Bellary also showcases how environmental and forest clearance processes are not working. Individual factories and mines are cleared without considering their cumulative impact on the environment. Cumulative regional impact assessments must become a part our system of environmental clearance.

Double whammy

Bellary supposedly has one billion tonnes of iron ore reserve. But it will not last. The existing capacity of iron and steel plants in Bellary is 27 million tonnes. Further, land has been allotted to Mittal, Essar, Bhushan and Brahmani steel companies. South Korean steel giant POSCO is also setting up a plant near Almatti dam. In a few years, the total steel manufacturing capacity in Bellary will touch 50 million tonnes. This will require about 125 million tonnes of iron ore every year—about three times the current level of mining. It means the total iron ore reserves will not last even 10 years. To produce 50 million tonnes of steel, large quantities of water will be diverted from the Tungabhadra and Almatti dams. The combined effect of mining and steel production will be catastrophic for Bellary.
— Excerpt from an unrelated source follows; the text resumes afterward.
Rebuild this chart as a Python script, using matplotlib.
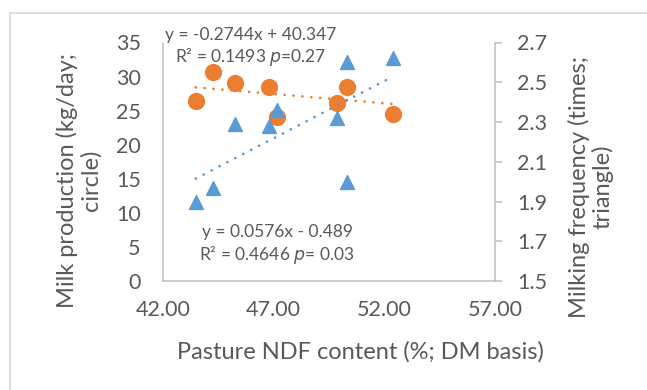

A cumulative environmental assessment must be undertaken immediately to arrive at a sustainable level of mining and steel production. In addition, the government must initiate an action plan to restore mined areas and regenerate forests and ecology. Till this is done, the mining moratorium must continue.

Republic of Bellary

Bellary had many unique attributes. It had a minister in-charge of the district— Janardhan Reddy—who lorded over the district administration. This is a unique system in Karnataka where ministers are assigned districts. The state also levied many taxes on Bellary’s iron ore, not found elsewhere in India:

  • Forest development tax @ 12 per cent of sales price
  • Iron ore development tax
  • Road tax @ Rs 500 per truck
Then there was dust-per-crop compensation of about Rs 3,000 per 0.4 ha that mining companies paid farmers for damage to fields. This was adjudicated by the state pollution control board. The profits were so huge and illegality so widespread that not even one company objected to these taxes.